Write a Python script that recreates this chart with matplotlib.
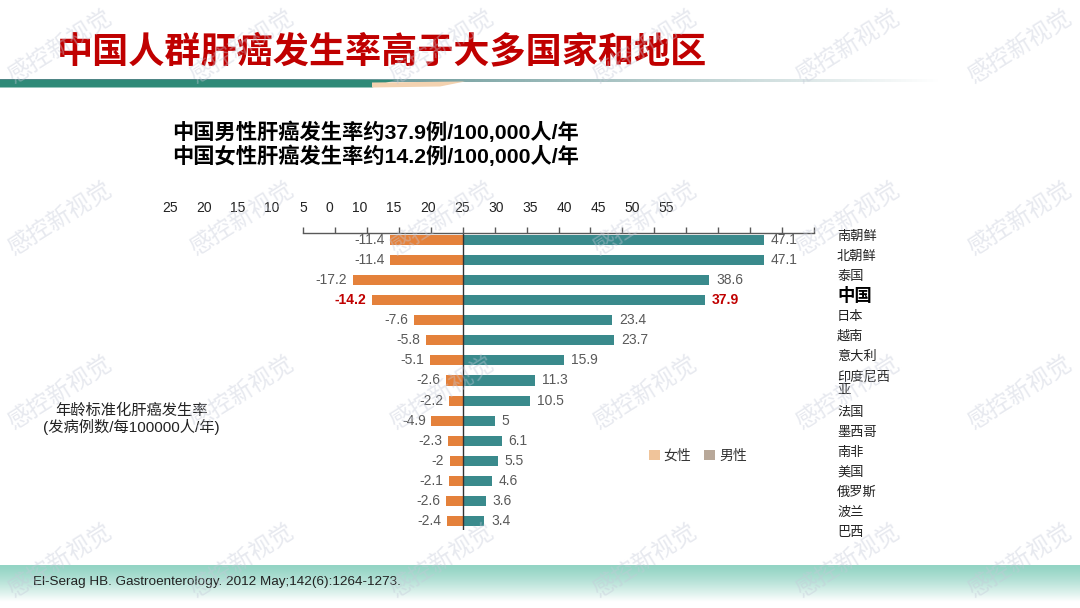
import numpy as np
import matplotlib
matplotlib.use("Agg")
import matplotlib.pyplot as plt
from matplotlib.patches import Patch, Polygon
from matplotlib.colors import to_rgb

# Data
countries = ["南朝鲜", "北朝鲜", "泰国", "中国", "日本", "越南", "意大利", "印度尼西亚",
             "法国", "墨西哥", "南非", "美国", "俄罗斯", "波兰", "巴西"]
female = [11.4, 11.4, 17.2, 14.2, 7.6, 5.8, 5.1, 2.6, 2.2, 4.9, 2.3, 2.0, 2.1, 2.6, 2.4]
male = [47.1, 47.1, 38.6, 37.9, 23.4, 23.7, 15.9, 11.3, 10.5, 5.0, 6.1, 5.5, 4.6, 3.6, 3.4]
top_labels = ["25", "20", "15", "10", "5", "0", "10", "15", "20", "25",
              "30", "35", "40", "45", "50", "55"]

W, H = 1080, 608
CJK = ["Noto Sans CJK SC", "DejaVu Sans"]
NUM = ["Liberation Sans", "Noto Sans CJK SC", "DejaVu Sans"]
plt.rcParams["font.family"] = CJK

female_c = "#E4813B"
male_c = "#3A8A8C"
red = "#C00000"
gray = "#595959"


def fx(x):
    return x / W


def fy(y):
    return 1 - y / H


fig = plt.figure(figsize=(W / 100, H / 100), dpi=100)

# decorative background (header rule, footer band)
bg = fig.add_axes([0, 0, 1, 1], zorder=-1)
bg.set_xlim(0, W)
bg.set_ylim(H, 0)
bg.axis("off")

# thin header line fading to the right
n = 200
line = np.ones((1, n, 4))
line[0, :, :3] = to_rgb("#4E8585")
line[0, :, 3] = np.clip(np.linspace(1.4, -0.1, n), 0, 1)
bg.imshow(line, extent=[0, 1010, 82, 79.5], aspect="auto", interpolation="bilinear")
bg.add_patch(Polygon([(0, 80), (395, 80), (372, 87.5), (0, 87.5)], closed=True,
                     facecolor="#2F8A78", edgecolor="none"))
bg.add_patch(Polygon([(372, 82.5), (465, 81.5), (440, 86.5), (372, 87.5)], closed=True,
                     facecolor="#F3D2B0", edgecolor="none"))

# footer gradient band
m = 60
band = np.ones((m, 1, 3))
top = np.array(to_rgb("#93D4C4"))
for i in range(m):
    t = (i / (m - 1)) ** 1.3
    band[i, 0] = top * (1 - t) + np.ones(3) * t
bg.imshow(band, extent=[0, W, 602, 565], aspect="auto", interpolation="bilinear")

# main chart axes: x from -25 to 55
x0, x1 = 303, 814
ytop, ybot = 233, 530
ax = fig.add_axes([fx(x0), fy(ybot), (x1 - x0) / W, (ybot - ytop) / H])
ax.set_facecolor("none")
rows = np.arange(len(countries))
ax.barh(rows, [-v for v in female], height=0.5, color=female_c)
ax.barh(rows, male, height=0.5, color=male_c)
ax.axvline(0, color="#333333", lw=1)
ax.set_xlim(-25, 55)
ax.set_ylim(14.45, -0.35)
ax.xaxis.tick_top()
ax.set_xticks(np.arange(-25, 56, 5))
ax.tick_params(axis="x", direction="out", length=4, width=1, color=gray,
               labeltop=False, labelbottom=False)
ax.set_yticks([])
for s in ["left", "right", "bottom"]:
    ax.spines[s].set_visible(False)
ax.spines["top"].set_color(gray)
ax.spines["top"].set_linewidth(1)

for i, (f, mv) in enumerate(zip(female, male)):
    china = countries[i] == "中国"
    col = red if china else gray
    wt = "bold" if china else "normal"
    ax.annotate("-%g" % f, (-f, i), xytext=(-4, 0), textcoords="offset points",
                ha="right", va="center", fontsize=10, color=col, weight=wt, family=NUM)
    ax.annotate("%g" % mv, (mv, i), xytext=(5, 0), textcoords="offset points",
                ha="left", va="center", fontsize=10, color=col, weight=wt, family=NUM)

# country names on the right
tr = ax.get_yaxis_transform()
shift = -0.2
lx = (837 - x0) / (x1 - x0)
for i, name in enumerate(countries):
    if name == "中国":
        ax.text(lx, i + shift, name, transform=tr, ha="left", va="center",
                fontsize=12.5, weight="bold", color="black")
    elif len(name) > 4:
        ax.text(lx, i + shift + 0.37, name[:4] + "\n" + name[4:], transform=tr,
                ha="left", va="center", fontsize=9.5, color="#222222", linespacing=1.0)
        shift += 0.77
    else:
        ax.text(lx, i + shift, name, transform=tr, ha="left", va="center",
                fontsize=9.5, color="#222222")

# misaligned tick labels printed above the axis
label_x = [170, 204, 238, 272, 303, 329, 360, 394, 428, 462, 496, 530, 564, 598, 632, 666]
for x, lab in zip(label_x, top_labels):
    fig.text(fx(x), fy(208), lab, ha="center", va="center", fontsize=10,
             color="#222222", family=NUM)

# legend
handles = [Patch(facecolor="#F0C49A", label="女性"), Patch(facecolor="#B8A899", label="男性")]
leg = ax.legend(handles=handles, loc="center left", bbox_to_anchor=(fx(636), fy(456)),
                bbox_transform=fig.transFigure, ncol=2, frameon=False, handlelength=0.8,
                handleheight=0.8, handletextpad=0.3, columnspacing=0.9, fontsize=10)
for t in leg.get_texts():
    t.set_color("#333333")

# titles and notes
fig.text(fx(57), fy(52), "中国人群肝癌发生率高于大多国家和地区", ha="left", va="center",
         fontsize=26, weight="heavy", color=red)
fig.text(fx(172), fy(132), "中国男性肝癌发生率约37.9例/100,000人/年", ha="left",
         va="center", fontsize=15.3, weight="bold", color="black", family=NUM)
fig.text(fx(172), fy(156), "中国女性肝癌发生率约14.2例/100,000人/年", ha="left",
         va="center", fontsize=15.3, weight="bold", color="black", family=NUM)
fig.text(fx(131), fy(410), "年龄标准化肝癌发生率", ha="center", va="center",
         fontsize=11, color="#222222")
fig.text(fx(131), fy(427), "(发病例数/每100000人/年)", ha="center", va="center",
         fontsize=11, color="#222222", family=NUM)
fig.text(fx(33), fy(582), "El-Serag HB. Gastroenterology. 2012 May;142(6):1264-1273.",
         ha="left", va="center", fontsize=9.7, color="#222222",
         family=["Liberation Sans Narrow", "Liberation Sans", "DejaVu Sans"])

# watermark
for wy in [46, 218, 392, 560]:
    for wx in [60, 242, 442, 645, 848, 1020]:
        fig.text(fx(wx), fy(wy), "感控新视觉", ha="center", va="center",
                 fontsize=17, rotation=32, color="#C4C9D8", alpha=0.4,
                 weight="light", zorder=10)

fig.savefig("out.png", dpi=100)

--------------------------------

_Set problem_:
Would you reproduce the lines above, from the very first through the line containing "from matplotlib.colors import to_rgb", exactly and without the pictures?

_Answer_:
Write a Python script that recreates this chart with matplotlib.
import numpy as np
import matplotlib
matplotlib.use("Agg")
import matplotlib.pyplot as plt
from matplotlib.patches import Patch, Polygon
from matplotlib.colors import to_rgb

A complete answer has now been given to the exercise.